The talk over technology
All this obviously has the potential to transform warfare, but Lane is careful to emphasise that no AI is infallible. For one thing, he highlights the dangers of cyberattacks, and how even fairly simple ruses can confuse automated systems. It’s all well and good to teach an AI to halt at red stop signs, he says, but what if the enemy puts black tape over them? Similar tests on autonomous vehicles in civilian life, after all, suggest that can “trick the algorithm into thinking it’s a speed limit sign, not a stop sign, so now it doesn’t have to stop”. It’s not hard to see how this could quickly spell disaster for tanks columns in action – what if they drove gunfirst off a cliff or into an ambush?

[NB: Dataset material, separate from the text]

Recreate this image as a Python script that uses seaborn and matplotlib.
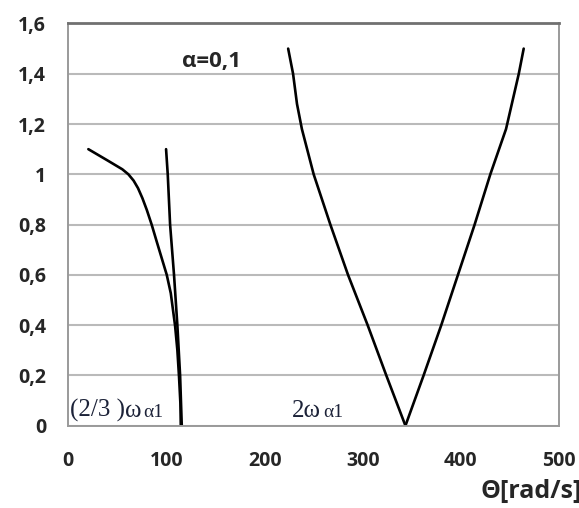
import matplotlib
matplotlib.use("Agg")
import matplotlib.pyplot as plt
import seaborn as sns
import pandas as pd

# ---- data ----
branch1_x = [20.4, 40, 55, 61.2, 66.5, 71.0, 75.5, 80.0, 85.0, 90.1, 95.2, 100.3, 104.4, 108.8, 111.1, 112.8, 114.2, 114.6]
branch1_y = [1.10, 1.055, 1.02, 1.00, 0.975, 0.945, 0.905, 0.858, 0.799, 0.732, 0.666, 0.600, 0.527, 0.397, 0.301, 0.195, 0.089, 0.00]

branch2_x = [99.6, 101.3, 103.7, 107.7, 111.1, 113.9, 115.6]
branch2_y = [1.10, 1.00, 0.80, 0.60, 0.40, 0.20, 0.00]

vleft_x = [224, 229, 233, 238, 250, 267, 285, 305, 324, 343.5]
vleft_y = [1.50, 1.40, 1.28, 1.18, 1.00, 0.80, 0.60, 0.40, 0.20, 0.00]

vright_x = [343.5, 362, 380, 397, 414, 430, 446, 459, 464]
vright_y = [0.00, 0.20, 0.40, 0.60, 0.80, 1.00, 1.18, 1.40, 1.50]

x_ticks = [0, 100, 200, 300, 400, 500]
y_ticks = [0, 0.2, 0.4, 0.6, 0.8, 1.0, 1.2, 1.4, 1.6]
y_labels = ["0", "0,2", "0,4", "0,6", "0,8", "1", "1,2", "1,4", "1,6"]

frames = []
for name, xs, ys in [("b1", branch1_x, branch1_y), ("b2", branch2_x, branch2_y),
                     ("vl", vleft_x, vleft_y), ("vr", vright_x, vright_y)]:
    frames.append(pd.DataFrame({"theta": xs, "val": ys, "curve": name}))
df = pd.concat(frames, ignore_index=True)

sns.set_style("white")
plt.rcParams["font.family"] = ["Open Sans", "DejaVu Sans"]

fig = plt.figure(figsize=(5.79, 5.08), dpi=100)
ax = fig.add_axes([0.118, 0.162, 0.8475, 0.7918])

for yt in y_ticks:
    ax.axhline(yt, color="#bababa", lw=1.5, zorder=0)

sns.lineplot(data=df, x="theta", y="val", units="curve", estimator=None, sort=False,
             color="black", lw=1.9, ax=ax, legend=False)

ax.set_xlim(0, 500)
ax.set_ylim(0, 1.6)
ax.set_xticks(x_ticks)
ax.set_xticklabels([str(t) for t in x_ticks], fontsize=14, fontweight="bold")
ax.set_yticks(y_ticks)
ax.set_yticklabels(y_labels, fontsize=14, fontweight="bold")
ax.tick_params(axis="both", direction="out", length=6, width=1.3, color="#a8a8a8")
ax.tick_params(axis="y", pad=10)
ax.tick_params(axis="x", pad=12)
ax.set_xlabel("")
ax.set_ylabel("")

for s in ["left", "bottom", "right"]:
    ax.spines[s].set_color("#9a9a9a")
    ax.spines[s].set_linewidth(1.4)
ax.spines["top"].set_color("#707070")
ax.spines["top"].set_linewidth(2.0)

ax.text(145.5, 1.447, "α=0,1", fontsize=16, fontweight="bold", ha="center", va="center")

serif = ["Liberation Serif", "DejaVu Serif"]
tc = "#1c2238"
ax.text(1.7, 0.036, "(2/3 )", fontsize=18, family=serif, color=tc, ha="left", va="baseline")
ax.text(57.8, 0.036, "ω", fontsize=18, family=serif, color=tc, ha="left", va="baseline")
ax.text(76.5, 0.036, "α1", fontsize=14, family=serif, color=tc, ha="left", va="baseline")
ax.text(227.7, 0.036, "2ω", fontsize=18, family=serif, color=tc, ha="left", va="baseline")
ax.text(260.0, 0.036, "α1", fontsize=14, family=serif, color=tc, ha="left", va="baseline")

fig.text(481 / 579, 1 - 491 / 508, "Θ[rad/s]", fontsize=18, fontweight="bold",
         ha="left", va="center")

fig.savefig("out.png", dpi=100)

The solution, Lane explains, is to ‘teach’ the computer to understand what those blacked over signs probably mean in reality. Harder, perhaps, are questions around the morality of letting armoured killers loose without human supervision. Lane himself is relatively sanguine. Though he declines to “give a straight up or down answer” he suggests that, whether we like it or not, we “will learn to trust technology to do more and more things”. Coffman isn’t quite so sure. “We will always be focused on ethical conduct on the battlefield,” he says, even if that means keeping computers away from the trigger.
It would be wrong, though, to imply Coffman isn’t excited about what comes next for tanks and their crews. Among other things, he suggests we might soon have armoured vehicles linked up to flying robots, which then relay information back to commanders miles before they even meet the enemy. “The robots’ strength of doing the mundane will allow the humans to focus on the art and science of warfare,” he says. If only those NATO officers who spent half a century worrying about the Fulda Gap could come back and see that.